Language, Law, and Wealth Destruction in Puerto Rico
- grantgilbert19
- Dec 29, 2025
- 1 min read
By: Scott M. Brown and Daniel J. Hall
This Article examines how Puerto Rico's monolingual Spanish
legal regime, rooted in colonial-era civil law and reinforced by
nationalist language policies, creates structural barriers that weaken
economic integration with the United States. The island's symbolic
legal autonomy has produced five entrenched institutional
monopolies—in inheritance law, notarial services, property titling,
language of legal instruction, and franchise distribution rights—that
deter investment, constrain human capital formation, and generate
significant wealth destruction.
Combining legal history, institutional analysis, and economic
data, this Article challenges the unelected fiscal control board created
by the 2016 Puerto Rico Oversight, Management, and Economic
Stability Act (PROMESA), which imposed expert-driven austerity
measures while excluding Puerto Rican voices from decision-making.

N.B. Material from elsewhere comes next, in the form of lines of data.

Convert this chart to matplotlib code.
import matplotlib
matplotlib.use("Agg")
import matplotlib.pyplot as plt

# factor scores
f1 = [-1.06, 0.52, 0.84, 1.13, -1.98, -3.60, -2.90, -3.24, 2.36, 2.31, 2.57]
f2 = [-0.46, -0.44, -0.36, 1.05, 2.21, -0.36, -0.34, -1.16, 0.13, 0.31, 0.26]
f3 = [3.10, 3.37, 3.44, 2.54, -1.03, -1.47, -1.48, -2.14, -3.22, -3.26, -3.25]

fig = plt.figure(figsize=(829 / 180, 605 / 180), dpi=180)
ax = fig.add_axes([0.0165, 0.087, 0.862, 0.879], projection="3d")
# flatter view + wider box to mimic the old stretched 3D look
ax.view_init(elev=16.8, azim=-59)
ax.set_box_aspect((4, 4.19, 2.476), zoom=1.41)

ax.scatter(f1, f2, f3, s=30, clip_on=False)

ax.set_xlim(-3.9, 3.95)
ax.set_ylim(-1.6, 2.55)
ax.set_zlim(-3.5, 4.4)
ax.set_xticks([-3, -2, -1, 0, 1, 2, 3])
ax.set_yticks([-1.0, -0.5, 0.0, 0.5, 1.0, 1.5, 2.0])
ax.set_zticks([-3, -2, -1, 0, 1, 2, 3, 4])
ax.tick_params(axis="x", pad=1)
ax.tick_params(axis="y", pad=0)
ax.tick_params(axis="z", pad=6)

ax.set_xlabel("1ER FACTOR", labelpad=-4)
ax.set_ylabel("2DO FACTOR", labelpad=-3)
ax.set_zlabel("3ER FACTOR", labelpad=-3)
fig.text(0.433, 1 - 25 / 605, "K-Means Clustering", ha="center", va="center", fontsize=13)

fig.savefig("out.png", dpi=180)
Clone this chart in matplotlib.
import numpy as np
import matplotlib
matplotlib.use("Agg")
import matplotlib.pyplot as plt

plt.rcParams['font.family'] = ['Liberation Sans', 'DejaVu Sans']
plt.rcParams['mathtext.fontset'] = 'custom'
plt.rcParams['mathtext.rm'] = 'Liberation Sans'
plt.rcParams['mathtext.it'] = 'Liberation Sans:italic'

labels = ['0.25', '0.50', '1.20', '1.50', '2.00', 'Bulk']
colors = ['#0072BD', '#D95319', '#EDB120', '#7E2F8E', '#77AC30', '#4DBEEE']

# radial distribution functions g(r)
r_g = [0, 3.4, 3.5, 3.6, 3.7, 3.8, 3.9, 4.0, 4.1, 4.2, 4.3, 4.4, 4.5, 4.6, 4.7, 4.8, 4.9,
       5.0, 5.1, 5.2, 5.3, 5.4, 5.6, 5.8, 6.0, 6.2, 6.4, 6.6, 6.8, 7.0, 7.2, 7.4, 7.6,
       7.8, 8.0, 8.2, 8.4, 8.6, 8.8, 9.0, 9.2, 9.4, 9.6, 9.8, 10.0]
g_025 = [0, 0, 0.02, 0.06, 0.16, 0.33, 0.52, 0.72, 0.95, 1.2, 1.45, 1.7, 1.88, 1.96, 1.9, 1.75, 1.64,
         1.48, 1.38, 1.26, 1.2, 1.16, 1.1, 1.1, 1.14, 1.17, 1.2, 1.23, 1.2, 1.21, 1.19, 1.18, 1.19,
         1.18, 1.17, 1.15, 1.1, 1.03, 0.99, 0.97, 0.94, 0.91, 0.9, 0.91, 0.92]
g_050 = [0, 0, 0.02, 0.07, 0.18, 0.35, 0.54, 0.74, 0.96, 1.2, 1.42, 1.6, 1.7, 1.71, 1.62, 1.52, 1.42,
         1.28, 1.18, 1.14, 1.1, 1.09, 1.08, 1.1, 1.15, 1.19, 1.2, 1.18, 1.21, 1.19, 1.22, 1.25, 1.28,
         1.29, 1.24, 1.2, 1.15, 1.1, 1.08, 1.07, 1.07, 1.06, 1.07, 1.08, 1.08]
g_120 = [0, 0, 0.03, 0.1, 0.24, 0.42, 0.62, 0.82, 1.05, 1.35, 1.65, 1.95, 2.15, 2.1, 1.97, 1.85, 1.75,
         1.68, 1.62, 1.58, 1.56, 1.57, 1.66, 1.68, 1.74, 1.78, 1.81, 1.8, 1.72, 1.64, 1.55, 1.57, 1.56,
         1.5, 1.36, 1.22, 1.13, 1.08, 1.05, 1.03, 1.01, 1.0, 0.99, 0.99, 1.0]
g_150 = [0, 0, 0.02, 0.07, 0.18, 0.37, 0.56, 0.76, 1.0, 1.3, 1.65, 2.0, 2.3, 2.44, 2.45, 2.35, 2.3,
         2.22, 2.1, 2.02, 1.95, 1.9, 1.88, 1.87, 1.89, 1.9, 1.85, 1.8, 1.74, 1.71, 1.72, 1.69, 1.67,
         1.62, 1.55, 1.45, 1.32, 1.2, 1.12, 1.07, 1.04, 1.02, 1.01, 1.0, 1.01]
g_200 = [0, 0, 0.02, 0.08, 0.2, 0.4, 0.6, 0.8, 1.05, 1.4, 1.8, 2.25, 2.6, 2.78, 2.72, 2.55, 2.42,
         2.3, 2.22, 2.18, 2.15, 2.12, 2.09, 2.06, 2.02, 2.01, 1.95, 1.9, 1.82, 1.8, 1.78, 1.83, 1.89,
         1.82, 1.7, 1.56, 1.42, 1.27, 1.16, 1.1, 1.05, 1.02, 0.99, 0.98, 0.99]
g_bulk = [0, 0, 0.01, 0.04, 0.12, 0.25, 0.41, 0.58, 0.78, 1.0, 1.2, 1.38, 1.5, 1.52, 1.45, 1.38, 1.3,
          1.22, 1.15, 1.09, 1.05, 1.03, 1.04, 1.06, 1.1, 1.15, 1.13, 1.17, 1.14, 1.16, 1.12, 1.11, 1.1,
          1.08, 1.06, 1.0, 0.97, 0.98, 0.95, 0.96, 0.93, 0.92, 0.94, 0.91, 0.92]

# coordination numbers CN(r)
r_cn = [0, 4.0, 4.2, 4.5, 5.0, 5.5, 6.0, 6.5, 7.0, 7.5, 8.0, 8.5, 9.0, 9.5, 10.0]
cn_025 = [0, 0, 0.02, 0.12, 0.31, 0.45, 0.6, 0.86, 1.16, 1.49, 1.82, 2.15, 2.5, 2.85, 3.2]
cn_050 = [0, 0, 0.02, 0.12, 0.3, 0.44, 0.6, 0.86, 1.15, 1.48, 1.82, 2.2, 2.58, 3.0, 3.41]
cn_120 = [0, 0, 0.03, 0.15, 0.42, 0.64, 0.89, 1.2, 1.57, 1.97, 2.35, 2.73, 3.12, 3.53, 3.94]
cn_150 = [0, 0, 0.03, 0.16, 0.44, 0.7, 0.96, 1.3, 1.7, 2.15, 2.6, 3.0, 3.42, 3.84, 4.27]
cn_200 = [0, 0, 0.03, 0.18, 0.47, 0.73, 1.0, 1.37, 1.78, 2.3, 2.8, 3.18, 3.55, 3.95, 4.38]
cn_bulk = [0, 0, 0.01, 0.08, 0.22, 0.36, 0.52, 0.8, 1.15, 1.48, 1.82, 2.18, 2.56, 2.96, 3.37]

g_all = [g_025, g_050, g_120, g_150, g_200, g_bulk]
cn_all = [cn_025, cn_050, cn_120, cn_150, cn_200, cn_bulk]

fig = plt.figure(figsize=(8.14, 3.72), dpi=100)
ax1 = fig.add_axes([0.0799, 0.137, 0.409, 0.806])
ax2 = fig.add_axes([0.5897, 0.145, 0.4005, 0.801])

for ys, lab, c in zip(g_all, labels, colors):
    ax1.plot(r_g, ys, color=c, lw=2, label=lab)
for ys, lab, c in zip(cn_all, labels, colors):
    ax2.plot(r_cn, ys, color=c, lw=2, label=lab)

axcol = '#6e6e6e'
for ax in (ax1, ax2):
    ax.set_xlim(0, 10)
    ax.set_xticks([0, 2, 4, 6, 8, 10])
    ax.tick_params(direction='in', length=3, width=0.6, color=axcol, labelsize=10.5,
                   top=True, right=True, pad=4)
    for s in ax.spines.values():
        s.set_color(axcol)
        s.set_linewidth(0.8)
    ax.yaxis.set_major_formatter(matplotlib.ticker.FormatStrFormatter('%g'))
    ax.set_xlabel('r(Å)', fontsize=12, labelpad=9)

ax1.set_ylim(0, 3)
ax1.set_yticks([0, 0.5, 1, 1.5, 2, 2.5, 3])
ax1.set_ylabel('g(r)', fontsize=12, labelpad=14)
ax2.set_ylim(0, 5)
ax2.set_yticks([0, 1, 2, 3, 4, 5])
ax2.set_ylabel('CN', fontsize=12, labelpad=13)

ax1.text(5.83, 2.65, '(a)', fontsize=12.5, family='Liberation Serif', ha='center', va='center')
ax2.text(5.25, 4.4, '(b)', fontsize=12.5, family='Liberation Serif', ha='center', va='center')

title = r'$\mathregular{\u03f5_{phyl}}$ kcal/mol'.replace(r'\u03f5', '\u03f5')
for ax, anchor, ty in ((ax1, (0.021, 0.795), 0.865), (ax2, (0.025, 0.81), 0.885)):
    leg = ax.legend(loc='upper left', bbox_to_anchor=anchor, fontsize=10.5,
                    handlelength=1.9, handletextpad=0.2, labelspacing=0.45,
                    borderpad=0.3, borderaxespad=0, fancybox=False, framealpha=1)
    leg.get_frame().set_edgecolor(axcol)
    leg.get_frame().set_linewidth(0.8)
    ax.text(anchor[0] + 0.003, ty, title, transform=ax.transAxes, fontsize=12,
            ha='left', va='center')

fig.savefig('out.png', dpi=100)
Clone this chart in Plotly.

Drawing on Harvard Professor Kathryn Sikkink's justice cascade
framework—which explains how accountability norms spread and
become institutionalized—the Article demonstrates why PROMESA's
technocratic governance has failed to address Puerto Rico's underlying
institutional dysfunctions. The Article argues that sustainable reform
requires democratically-grounded legal restructuring that dismantles
these monopolistic wealth-destroying institutions.